子どもに過干渉な親は、子どものことを何でも把握していないと気がすまなかったり、子どもを自分のそばにずっと置いておきたいという気持ちを持っていたりします。
無趣味で友達が少ない方に多いようです。
自分の人生を楽しむということがとても下手で、そのぶんエネルギーが子どもに向かってしまうのかもしれません。

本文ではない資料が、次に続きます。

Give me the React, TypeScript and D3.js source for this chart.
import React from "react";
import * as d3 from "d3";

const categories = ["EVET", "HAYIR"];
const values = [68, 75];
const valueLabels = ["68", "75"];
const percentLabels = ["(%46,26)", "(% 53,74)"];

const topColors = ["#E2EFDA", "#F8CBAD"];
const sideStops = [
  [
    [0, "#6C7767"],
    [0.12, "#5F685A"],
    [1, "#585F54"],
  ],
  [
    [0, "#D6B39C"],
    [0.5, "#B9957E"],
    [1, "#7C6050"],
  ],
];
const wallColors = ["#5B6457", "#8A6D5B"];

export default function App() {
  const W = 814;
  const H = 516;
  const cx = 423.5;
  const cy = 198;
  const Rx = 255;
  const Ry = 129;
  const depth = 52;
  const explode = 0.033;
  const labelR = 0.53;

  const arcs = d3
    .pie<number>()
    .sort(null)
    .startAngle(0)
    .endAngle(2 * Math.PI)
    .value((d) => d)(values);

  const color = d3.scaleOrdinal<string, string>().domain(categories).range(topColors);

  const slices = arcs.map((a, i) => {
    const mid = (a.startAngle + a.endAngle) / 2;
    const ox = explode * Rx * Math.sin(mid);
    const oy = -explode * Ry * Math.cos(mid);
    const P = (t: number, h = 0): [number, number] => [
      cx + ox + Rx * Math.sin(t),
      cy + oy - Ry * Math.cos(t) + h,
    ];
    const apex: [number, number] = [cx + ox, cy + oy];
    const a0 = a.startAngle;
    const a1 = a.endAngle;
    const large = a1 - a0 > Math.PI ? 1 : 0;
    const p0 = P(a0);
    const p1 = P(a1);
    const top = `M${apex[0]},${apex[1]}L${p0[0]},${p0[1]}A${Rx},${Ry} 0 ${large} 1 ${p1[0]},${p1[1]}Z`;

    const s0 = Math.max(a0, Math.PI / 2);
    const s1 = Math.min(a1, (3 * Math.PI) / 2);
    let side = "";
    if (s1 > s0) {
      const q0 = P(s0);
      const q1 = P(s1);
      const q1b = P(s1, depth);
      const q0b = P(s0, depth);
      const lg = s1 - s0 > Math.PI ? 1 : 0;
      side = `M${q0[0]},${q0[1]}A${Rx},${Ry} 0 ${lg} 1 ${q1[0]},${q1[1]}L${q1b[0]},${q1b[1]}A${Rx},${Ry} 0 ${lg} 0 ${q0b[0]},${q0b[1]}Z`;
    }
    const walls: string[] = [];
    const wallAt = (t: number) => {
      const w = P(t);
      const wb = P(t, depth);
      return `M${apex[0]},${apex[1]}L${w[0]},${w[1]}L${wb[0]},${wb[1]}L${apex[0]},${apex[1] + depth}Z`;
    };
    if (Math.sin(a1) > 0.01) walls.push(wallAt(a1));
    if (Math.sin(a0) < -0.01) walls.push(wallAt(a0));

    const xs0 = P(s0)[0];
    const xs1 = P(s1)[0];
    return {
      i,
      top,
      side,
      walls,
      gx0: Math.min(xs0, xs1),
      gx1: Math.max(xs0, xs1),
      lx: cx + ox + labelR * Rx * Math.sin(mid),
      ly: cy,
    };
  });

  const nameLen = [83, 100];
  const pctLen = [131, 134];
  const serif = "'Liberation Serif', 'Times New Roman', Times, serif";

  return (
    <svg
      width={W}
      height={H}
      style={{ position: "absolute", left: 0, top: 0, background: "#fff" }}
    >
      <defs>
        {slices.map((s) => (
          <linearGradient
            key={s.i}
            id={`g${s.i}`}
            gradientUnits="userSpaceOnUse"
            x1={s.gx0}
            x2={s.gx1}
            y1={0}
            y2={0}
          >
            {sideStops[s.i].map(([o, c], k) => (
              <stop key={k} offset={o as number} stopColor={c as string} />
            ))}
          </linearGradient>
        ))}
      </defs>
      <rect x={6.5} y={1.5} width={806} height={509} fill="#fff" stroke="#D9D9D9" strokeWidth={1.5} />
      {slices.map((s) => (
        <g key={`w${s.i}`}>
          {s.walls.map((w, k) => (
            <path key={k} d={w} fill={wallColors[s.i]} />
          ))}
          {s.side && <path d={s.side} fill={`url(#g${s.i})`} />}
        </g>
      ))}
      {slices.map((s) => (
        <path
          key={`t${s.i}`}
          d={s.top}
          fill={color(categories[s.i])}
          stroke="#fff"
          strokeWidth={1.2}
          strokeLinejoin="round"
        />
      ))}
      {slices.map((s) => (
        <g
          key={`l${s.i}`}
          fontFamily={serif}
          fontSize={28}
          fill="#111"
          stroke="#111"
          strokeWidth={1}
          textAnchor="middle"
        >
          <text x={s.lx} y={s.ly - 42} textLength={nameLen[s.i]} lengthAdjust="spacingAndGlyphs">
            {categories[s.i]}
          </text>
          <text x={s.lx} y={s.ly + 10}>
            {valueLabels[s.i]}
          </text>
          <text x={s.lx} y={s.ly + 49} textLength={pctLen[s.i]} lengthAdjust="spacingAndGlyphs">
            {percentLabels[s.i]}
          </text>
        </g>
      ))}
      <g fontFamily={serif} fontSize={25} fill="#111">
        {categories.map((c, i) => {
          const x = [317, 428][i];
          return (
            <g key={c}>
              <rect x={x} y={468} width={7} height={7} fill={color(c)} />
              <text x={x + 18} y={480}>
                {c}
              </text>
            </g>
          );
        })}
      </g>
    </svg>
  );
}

また、親自身も干渉されて育ってきたということも考えられます。
子どもは自分の親からされてきたことを写し鏡のように身につけてしまいます。
もしかすると、母親もそのまた親からことあるごとに干渉され、自分の人生を生きれてこなかったのかもしれませんね。
過干渉な親にはルールをつくるのが有効
こういった過干渉な親に対処するには、「あなたの干渉は受け入れない。
私はコントロールされない。」という意思を持って行動することが大切です。
そのためにルールをつくりましょう。
例えば、もし、急に押しかけてきたときは、「約束していないから今日は無理」と断りましょう。
そして改めて約束したときだけに会うようにします。
また、電話をむやみにかけてくることがあれば、
決まった曜日、時間にしか出ないとか、約束した時だけしか出ないなどのルールを作ります。

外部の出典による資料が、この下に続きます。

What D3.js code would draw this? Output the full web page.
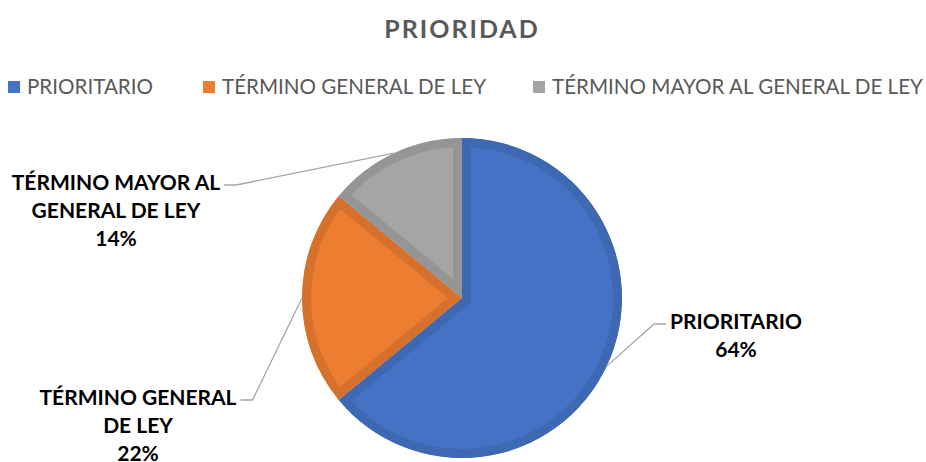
<!DOCTYPE html>
<html>
<head>
<meta charset="utf-8">
<script src="https://cdn.jsdelivr.net/npm/d3@7"></script>
<style>
  body { margin: 0; background: #fff; }
  svg { display: block; }
</style>
</head>
<body>
<div id="chart"></div>
<script>
"use strict";
const categories = ["PRIORITARIO", "TÉRMINO GENERAL DE LEY", "TÉRMINO MAYOR AL GENERAL DE LEY"];
const values = [64, 22, 14];
const labelLines = [["PRIORITARIO"], ["TÉRMINO GENERAL", "DE LEY"], ["TÉRMINO MAYOR AL", "GENERAL DE LEY"]];
const fills = ["#4472C4", "#ED7D31", "#A5A5A5"];
const borders = ["#3F68B3", "#D5712C", "#959595"];

const width = 926, height = 462;
const cx = 462, cy = 298, radius = 160;

const svg = d3.select("#chart").append("svg")
    .attr("width", width)
    .attr("height", height)
    .attr("viewBox", [0, 0, width, height]);

svg.append("text")
    .attr("x", cx)
    .attr("y", 38)
    .attr("text-anchor", "middle")
    .style("font-family", "Lato, 'Open Sans', sans-serif")
    .style("font-size", "25px")
    .style("font-weight", "bold")
    .style("letter-spacing", "2px")
    .style("fill", "#595959")
    .text("PRIORIDAD");

// legend
const legendX = [8, 203, 533];
const legend = svg.selectAll(".legend")
    .data(categories)
    .join("g")
    .attr("class", "legend")
    .attr("transform", (d, i) => `translate(${legendX[i]}, 87)`);

legend.append("rect")
    .attr("x", 0)
    .attr("y", -6)
    .attr("width", 12)
    .attr("height", 12)
    .attr("fill", (d, i) => fills[i]);

legend.append("text")
    .attr("x", 19)
    .attr("y", 7)
    .style("font-family", "Lato, sans-serif")
    .style("font-size", "20.6px")
    .style("fill", "#595959")
    .text(d => d);

// pie
const pie = d3.pie().sort(null).value(d => d);
const arcs = pie(values);
const arc = d3.arc().innerRadius(0).outerRadius(radius);

const g = svg.append("g").attr("transform", `translate(${cx},${cy})`);
const defs = svg.append("defs");

arcs.forEach((a, i) => {
    defs.append("clipPath").attr("id", "clip" + i)
      .append("path").attr("d", arc(a));
});

g.selectAll("path.slice")
    .data(arcs)
    .join("path")
    .attr("class", "slice")
    .attr("d", arc)
    .attr("fill", (d, i) => fills[i])
    .attr("stroke", (d, i) => borders[i])
    .attr("stroke-width", 18)
    .attr("stroke-linejoin", "miter")
    .attr("clip-path", (d, i) => `url(#clip${i})`);

// data labels with leader lines
const labelPos = [
    {x: 736, y: 329, side: "right"},
    {x: 138, y: 405, side: "left"},
    {x: 116, y: 190, side: "left"}
];
const lineH = 28;

arcs.forEach((a, i) => {
    const mid = (a.startAngle + a.endAngle) / 2;
    const px = cx + radius * Math.sin(mid);
    const py = cy - radius * Math.cos(mid);
    const p = labelPos[i];
    const lines = labelLines[i].concat([Math.round(values[i]) + "%"]);

    const t = svg.append("text")
        .attr("text-anchor", "middle")
        .style("font-family", "Lato, sans-serif")
        .style("font-size", "21px")
        .style("font-weight", "bold")
        .style("fill", "#000");
    lines.forEach((l, k) => {
        t.append("tspan").attr("x", p.x).attr("y", p.y + k * lineH).text(l);
    });
    const w = t.select("tspan").node().getComputedTextLength();
    const ex = p.side === "right" ? p.x - w / 2 - 4 : p.x + w / 2 + 4;
    const kx = p.side === "right" ? ex - 12 : ex + 12;
    const ly = p.y - 5;
    svg.append("path")
        .attr("d", d3.line()([[ex, ly], [kx, ly], [px, py]]))
        .attr("fill", "none")
        .attr("stroke", "#A6A6A6")
        .attr("stroke-width", 1.3);
});
</script>
</body>
</html>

留守電に哀願、罵倒の言葉があっても罪悪感は感じなくてもよいです。
こういった言葉の数々は、コントロールするためにしていることで、よく聞けば支離滅裂だったり、根拠のない言いがかりであったりもします。
もしそこで、罪悪感、恐怖心から要求を受け入れてしまえば、母親は「哀願、罵倒は有効な手段だ」と思い込みを更に強めるでしょう。

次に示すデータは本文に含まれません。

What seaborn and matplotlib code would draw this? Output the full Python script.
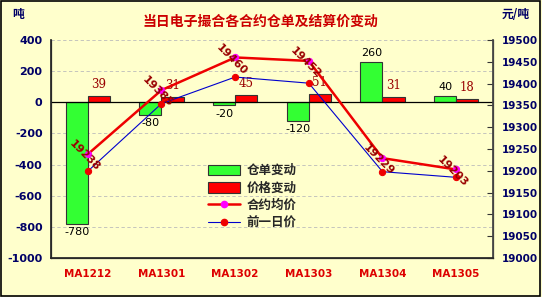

ルールを決めて、毅然とした態度を取らなければいけません。
「おまえとはもう縁切りだ!」と言われたら
「おまえとはもう縁切りだ!」「もう親でも子でもない」こんなふうに言ってくることもあります。
そのときは、反抗せず、素直に受け入れるということも有効です。
過干渉な親はそもそも縁を切ろうだなんて考えていません。
それよりも、もっと近づこうと考えて言っていることですから、本心ではないのです。
ですから、逆に受け入れてしまいましょう。
「残念だけど、あなたがそう思っているなら仕方ないね…」と言うのもいいでしょう。
こうすることで、親に「この方法は使えないな」と学習させます。
「私は死ぬ」「病気が悪化する」と言われたら
親が高齢になってくると、生死に関わることを言って脅してくることもあります。
「電話に出てくれないなら私は死ぬ」「お前のせいで病気が悪化する」のようなことを言われるかもしれません。
これは、親が子どもにどっぷりと依存しているから出てくる言葉です。
子どもが依存先になっていて、自立することができず、
親もわたしにとって子どもがすべてと考えるのです。
実際には「死ぬ」と生死に関わることで脅してくる人は、いつまでもしぶとく生き続けるものです。
人一倍、生への執着が強いのかもしれません。
新しい習慣で、新しい親子関係をつくる
罪悪感や恐怖心を感じても不安に思わなくていいです。
ルールをつくって、心の境界線を引いていきましょう。
毅然とした態度でそのルールを示します。
そして、自分もそのルールを守りましょう。
もし、どうしても恐怖心が感じてしまったり、罪悪感で親のコントロールを受け入れてしまうようなときは、カウンセリングが必要かもしれません。
しかし、◯◯さんはそこままではないように感じますので必要ないかもしれませんね。
まずは、ルールをつくってみてください。
そのルールが母親にたいして習慣化することができれば、
新しい親子関係がスタートできるかもしれませんね。